Colleges Must Treat Students Like Customers to Stop Losing Money

Impact

A recent New York Times article outlined some of the reasons why colleges and universities are going broke. The article says that “colleges have been on a borrowing spree as well, nearly doubling the amount of debt they’ve taken on in the last decade to fix aging campuses, keep up with competitors and lure students with lavish amenities.”

The article pointed to the fact that Moody’s recently downgraded the ratings of 22 colleges and universities and put a “negative outlook” on the entire higher education system in general. The Times argues that the poor economy has decreased endowments and created an environment in which schools can’t raise their prices to make up for the discrepancy. But the economic situation is not only a disincentive to spend money on college; it has created a new reality that the entire higher education system must face if they are going to survive. Colleges and universities provide a service to their customers, and the customers expect a tangible result of that service.

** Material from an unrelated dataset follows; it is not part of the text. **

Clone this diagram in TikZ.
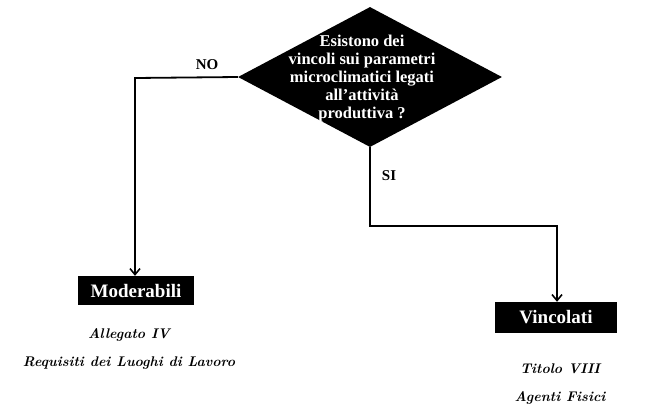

As Lewis Black prophetically screams in the movie Accepted, “There’s only one reason that kids wanna go to school — to get a good job with a good starting salary.” Some kids to go college to expand their intellectual horizons. Some go to learn how to save the world. Most go so they don’t have to live with their parents for the rest of their lives, and nowadays you need at least a Bachelors degree to get a decent job.

But, as the recent law school downfall has brought to light in the most extreme way, colleges and universities teach you how to think, not how to get and do a real job in the real world.

So, the suppliers aren’t selling what the consumers want to buy. And the consumers are no longer willing to pay higher and higher prices for no promise of a substantial return. While I completely disagree with most of what Penelope Trunk writes in her article, “The Strongest Careers Are Non-Linear,” she has a point when she suggests that people should prioritize their time on internships and not school. Internships certainly prepare one for a real job more than sitting in a classroom.

One of the dirty little secrets about higher education is that most scholarships given by individual institutions are paid with the tuition of students who can afford it. So wealthy students subsidize the education of poorer students. And that’s great, except when the paying customers aren’t getting what they want to be purchasing. In addition, the possible increase in the interest rate of federal Stafford loans and the uncertainty of that rate in the future has also created a disincentive for people to take out loans to pay for an education that won’t train them to repay said loans.

The real issue is that higher education institutions need to realize that with the horrible economy and increased post-grad unemployment rate, they have to provide the tangible good of training their students to get a good job after college, not just how to think existentially about getting a good job. Until that happens, schools will continue the cycle of going broke because they’re spending diminishing funds on grander projects instead of reevaluating how they serve their paying customers.